In 1891, a British scientist named William Thompson, also known as Lord Kelvin, said, “When you can measure what you are speaking about, and express it in numbers, you know something about it. But when you cannot express it in numbers, your knowledge is of a meager and unsatisfactory kind.”
“Managing by the numbers” replaces your gut feelings and opinions with business intelligence. It provides the seeds of solutions to problems and is the basis for making vital and well-informed decisions. You can know the financial impact of a decision before you ever spend a dollar. Good decisions will save or earn you far more than the cost of acquiring data and information. So don’t skimp!
Measurement Drives Process Improvement
Renowned business authority Peter Drucker counsels, “You cannot manage what you cannot measure.” Michael Dell, of Dell Computers, adds, “Anything that can be measured can be improved.”
Consider this: Your business activities are always generating numbers, regardless of whether you pay attention to them. These activities are the daily systems and processes that create sales, deliver products, train employees, service customers, and so forth. An effective accounting system will organize those numbers to produce a wealth of relevant information for you to make important decisions and profitably run your company.
Your accounting system may tell you to hire a salesperson, and what your new break-even point will become. It may tell you to discontinue an unprofitable product line, buy another piece of equipment or raise product prices, and by how much.
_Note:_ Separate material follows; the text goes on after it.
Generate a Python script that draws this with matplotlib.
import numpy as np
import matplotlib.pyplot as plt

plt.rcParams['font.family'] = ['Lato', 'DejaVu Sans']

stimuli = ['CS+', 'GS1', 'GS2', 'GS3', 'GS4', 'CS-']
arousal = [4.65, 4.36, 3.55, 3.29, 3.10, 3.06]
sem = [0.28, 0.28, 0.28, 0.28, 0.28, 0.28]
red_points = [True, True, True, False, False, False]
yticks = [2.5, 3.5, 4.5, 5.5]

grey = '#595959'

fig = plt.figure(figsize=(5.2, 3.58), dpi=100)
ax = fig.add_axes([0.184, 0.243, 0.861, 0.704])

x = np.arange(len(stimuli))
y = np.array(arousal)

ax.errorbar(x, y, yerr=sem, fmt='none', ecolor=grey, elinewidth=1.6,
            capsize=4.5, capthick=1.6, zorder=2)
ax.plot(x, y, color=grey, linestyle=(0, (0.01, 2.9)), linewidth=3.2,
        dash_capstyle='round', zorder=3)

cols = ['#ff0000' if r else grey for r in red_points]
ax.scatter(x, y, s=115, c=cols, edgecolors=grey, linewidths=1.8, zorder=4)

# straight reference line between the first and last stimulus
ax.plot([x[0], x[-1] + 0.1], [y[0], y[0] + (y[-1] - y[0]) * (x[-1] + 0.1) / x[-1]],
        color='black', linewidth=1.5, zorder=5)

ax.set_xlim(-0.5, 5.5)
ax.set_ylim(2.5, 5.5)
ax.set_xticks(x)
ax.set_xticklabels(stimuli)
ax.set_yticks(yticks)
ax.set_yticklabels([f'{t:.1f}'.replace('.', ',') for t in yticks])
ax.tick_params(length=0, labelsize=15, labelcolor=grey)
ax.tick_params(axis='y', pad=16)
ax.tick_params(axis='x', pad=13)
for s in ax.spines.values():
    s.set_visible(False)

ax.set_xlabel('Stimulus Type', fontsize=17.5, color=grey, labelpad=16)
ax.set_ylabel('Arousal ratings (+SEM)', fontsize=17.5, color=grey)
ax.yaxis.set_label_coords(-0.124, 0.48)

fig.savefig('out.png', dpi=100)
You will benefit from knowing the optimum inventory level you should stock, or what sales increase to expect from additional advertising. Numbers are the language of business improvement!
Measurement Drives Accountability
Remember this: The essence of “accounting” is not “counting.” Yes, you should know your sales for the month, your bank balance, or how much money you owe vendors. However, the true purpose of accounting is to create “accountability.” Each of your business systems and processes is accountable for a planned result.
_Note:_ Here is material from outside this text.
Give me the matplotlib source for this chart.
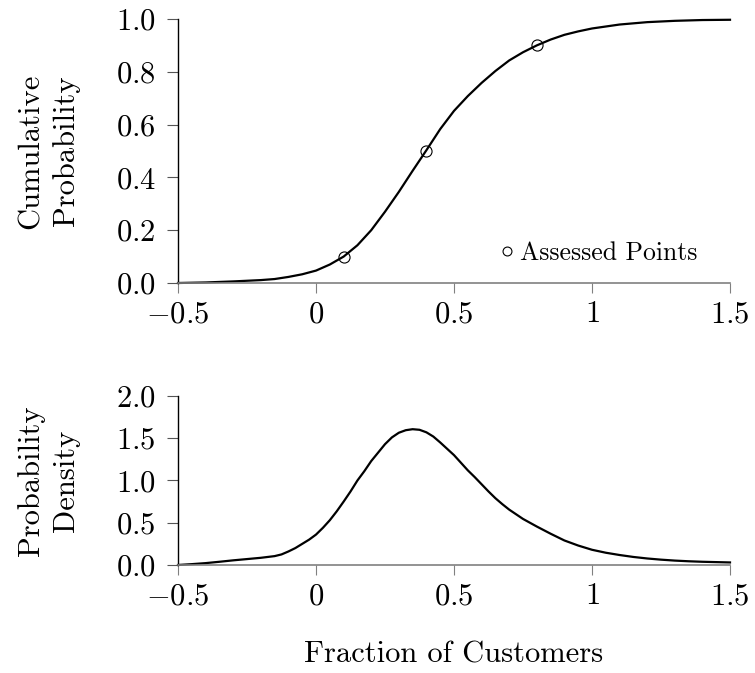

- Is my lead generation system producing the expected number of sales opportunities?
- Does our quality control system keep waste under 1%?
- Is my employee incentive system boosting productivity?
Counting, or bookkeeping, is an overhead expense of doing business. However, measurement with accountability is an investment that pays big dividends!
If you are not a numbers person or don’t have a numbers person in your organization, get one now! In this highly competitive world, you have to stay close to the numbers to be successful. Start by measuring your core systems and processes, the ones that help you find and keep customers, and most influence your profitability.
I’m convinced that managing by the numbers is an essential business process with a big payoff! I hope you are too!